Minister for Forestry
- In office 1968–1969
- Appointed by: Joseph Arthur Ankrah
- Preceded by: Ministry split
- Succeeded by: Ministry merged

Personal details
- Born: May 30, 1906 Accra, Gold Coast
- Education: King's College, Lagos
- Alma mater: University of California, Berkeley; Imperial College of Tropical Agriculture;

= Jacob Ofori Torto =

Public servant

Jacob Ofori Torto was a Ghanaian public servant. He served as Ghana's Commissioner (Minister) for Agriculture from 1967 to 1968, and Ghana's Commissioner (Minister) for Forestry from 1968 to 1969.

== Biography ==
Torto was born on 30 May 1906 in Accra.
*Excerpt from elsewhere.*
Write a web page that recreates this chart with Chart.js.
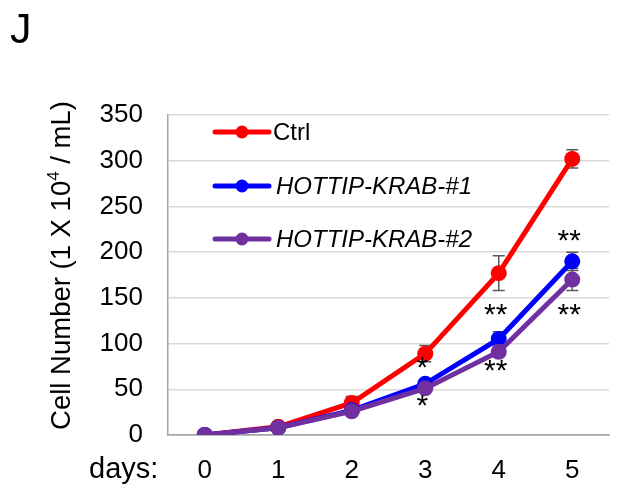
<!DOCTYPE html>
<html>
<head>
<meta charset="utf-8">
<script src="https://cdn.jsdelivr.net/npm/chart.js@4.4.1/dist/chart.umd.min.js"></script>
<style>
  html, body { margin: 0; padding: 0; background: #ffffff; }
  canvas { display: block; }
</style>
</head>
<body>
<canvas id="growth" width="618" height="491"></canvas>
<script>
// Days of culture (x categories)
const days = ['0', '1', '2', '3', '4', '5'];

// Mean cell counts (x 10^4 / mL)
const ctrlValues  = [0, 9, 35, 89, 177, 302];
const krab1Values = [0, 8, 27, 56, 105, 190];
const krab2Values = [0, 8, 26, 51, 91, 170];

// Standard deviations
const ctrlErrors  = [0, 2, 7, 9, 19, 10];
const krab1Errors = [0, 1, 2, 4, 8, 10];
const krab2Errors = [0, 1, 2, 3, 5, 12];

// Y axis range and step
const yMin = 0, yMax = 350, yStep = 50;

// Significance marks: day index, value level where the mark sits, text
const sigDays   = [3, 3, 4, 4, 5, 5];
const sigLevels = [82, 40, 140, 79, 221, 140];
const sigTexts  = ['*', '*', '**', '**', '**', '**'];

const seriesNames  = ['Ctrl', 'HOTTIP-KRAB-#1', 'HOTTIP-KRAB-#2'];
const seriesItalic = [false, true, true];
const seriesColors = ['#ff0000', '#0000ff', '#7030a0'];
const seriesErrors = [ctrlErrors, krab1Errors, krab2Errors];

const FONT = '"Liberation Sans", Arial, sans-serif';

const overlay = {
  id: 'overlay',
  beforeDatasetsDraw(chart) {
    const ctx = chart.ctx;
    const xs = chart.scales.x, ys = chart.scales.y;
    ctx.save();
    ctx.strokeStyle = '#595959';
    ctx.lineWidth = 1.5;
    chart.data.datasets.forEach((ds, i) => {
      const errs = seriesErrors[i];
      ds.data.forEach((v, j) => {
        const e = errs[j];
        if (!e) return;
        const x = xs.getPixelForValue(j);
        const yt = ys.getPixelForValue(v + e);
        const yb = ys.getPixelForValue(v - e);
        ctx.beginPath();
        ctx.moveTo(x, yt); ctx.lineTo(x, yb);
        ctx.moveTo(x - 6, yt); ctx.lineTo(x + 6, yt);
        ctx.moveTo(x - 6, yb); ctx.lineTo(x + 6, yb);
        ctx.stroke();
      });
    });
    ctx.restore();
  },
  afterDraw(chart) {
    const ctx = chart.ctx;
    const xs = chart.scales.x, ys = chart.scales.y;
    ctx.save();
    ctx.fillStyle = '#000';

    // Panel letter
    ctx.font = '43px ' + FONT;
    ctx.textBaseline = 'alphabetic';
    ctx.textAlign = 'left';
    ctx.fillText('J', 10, 43);

    // X axis prefix
    ctx.font = '29px ' + FONT;
    ctx.fillText('days:', 89, 478);

    // Y axis title with superscript exponent
    ctx.save();
    ctx.translate(70, 265.5);
    ctx.rotate(-Math.PI / 2);
    const p1 = 'Cell Number (1 X 10', p2 = '4', p3 = ' / mL)';
    ctx.font = '27.5px ' + FONT;
    const w1 = ctx.measureText(p1).width, w3 = ctx.measureText(p3).width;
    ctx.font = '17px ' + FONT;
    const w2 = ctx.measureText(p2).width;
    let x0 = -(w1 + w2 + w3) / 2;
    ctx.font = '27.5px ' + FONT;
    ctx.fillText(p1, x0, 0);
    ctx.font = '17px ' + FONT;
    ctx.fillText(p2, x0 + w1, -11);
    ctx.font = '27.5px ' + FONT;
    ctx.fillText(p3, x0 + w1 + w2, 0);
    ctx.restore();

    // Legend inside the plot area
    const rowY = [132, 186, 239];
    seriesNames.forEach((name, i) => {
      const y = rowY[i];
      ctx.strokeStyle = seriesColors[i];
      ctx.lineWidth = 5;
      ctx.lineCap = 'round';
      ctx.beginPath();
      ctx.moveTo(215, y); ctx.lineTo(269, y);
      ctx.stroke();
      ctx.fillStyle = seriesColors[i];
      ctx.beginPath();
      ctx.arc(242, y, 6.5, 0, Math.PI * 2);
      ctx.fill();
      ctx.fillStyle = '#000';
      ctx.font = (seriesItalic[i] ? 'italic ' : '') + '24px ' + FONT;
      ctx.textBaseline = 'middle';
      ctx.fillText(name, seriesItalic[i] ? 276 : 273, y + 1);
    });

    // Significance asterisks
    ctx.font = '30px ' + FONT;
    ctx.textAlign = 'center';
    ctx.textBaseline = 'alphabetic';
    sigTexts.forEach((t, k) => {
      const x = xs.getPixelForValue(sigDays[k]) - 3;
      const y = ys.getPixelForValue(sigLevels[k]);
      ctx.fillText(t, x, y + 17);
    });
    ctx.restore();
  }
};

new Chart(document.getElementById('growth'), {
  type: 'line',
  data: {
    labels: days,
    datasets: [
      { label: seriesNames[0], data: ctrlValues,  borderColor: seriesColors[0], backgroundColor: seriesColors[0], order: 2 },
      { label: seriesNames[1], data: krab1Values, borderColor: seriesColors[1], backgroundColor: seriesColors[1], order: 1 },
      { label: seriesNames[2], data: krab2Values, borderColor: seriesColors[2], backgroundColor: seriesColors[2], order: 0 }
    ].map(d => Object.assign(d, {
      borderWidth: 5, pointRadius: 8, pointBorderWidth: 0, pointHoverRadius: 8,
      tension: 0, fill: false
    }))
  },
  options: {
    responsive: false,
    devicePixelRatio: 1,
    animation: false,
    layout: { padding: { top: 115, right: 9, left: 0, bottom: 0 } },
    plugins: { legend: { display: false }, tooltip: { enabled: false } },
    scales: {
      x: {
        offset: true,
        grid: { display: false, drawTicks: false },
        border: { display: true, color: '#a6a6a6', width: 1.5 },
        ticks: { color: '#000', font: { family: FONT, size: 26 }, padding: 20, maxRotation: 0 },
        afterFit: s => { s.height = 56; }
      },
      y: {
        min: yMin, max: yMax,
        grid: { color: ctx => ctx.tick && ctx.tick.value === 0 ? '#a6a6a6' : '#d9d9d9', lineWidth: 1.5, drawTicks: false },
        border: { display: true, color: '#a6a6a6', width: 1.5 },
        ticks: { stepSize: yStep, color: '#000', font: { family: FONT, size: 26 }, padding: 25 },
        afterFit: s => { s.width = 168; }
      }
    }
  },
  plugins: [overlay]
});
</script>
</body>
</html>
His formal education began at King's College, Lagos, Nigeria. He continued at the University of California, Berkeley where he obtained his bachelor's degree. He entered Imperial College of Tropical Agriculture, Trinidad in 1933, and qualified as an Associate of the Imperial College of Tropical Agriculture (A. I. C. T. A).

Torto begun as an Inspector of Produce in the Gold Coast in 1933. In 1938, he was appointed Agricultural Officer, and in 1949, he was promoted to Senior Agricultural Officer. He was elevated to the position of Food Production Commissioner in April 1952, and later appointed Chief Agricultural Officer of the Ministry of Food and Agriculture. From 1963 until his political appointment in 1967, he was a Field Project Expert for the United Nations. Torto served as Commissioner (Minister) for Agriculture and Forestry from 1967 until 1968 when the ministry was split into the Ministry of Agriculture and the Ministry of Forestry. He served as Commissioner (Minister) for Forestry from 1968 to 1969.

Torto's hobbies included lawn tennis. He once served as an Honorary Treasurer of the Ghana Lawn Tennis Association.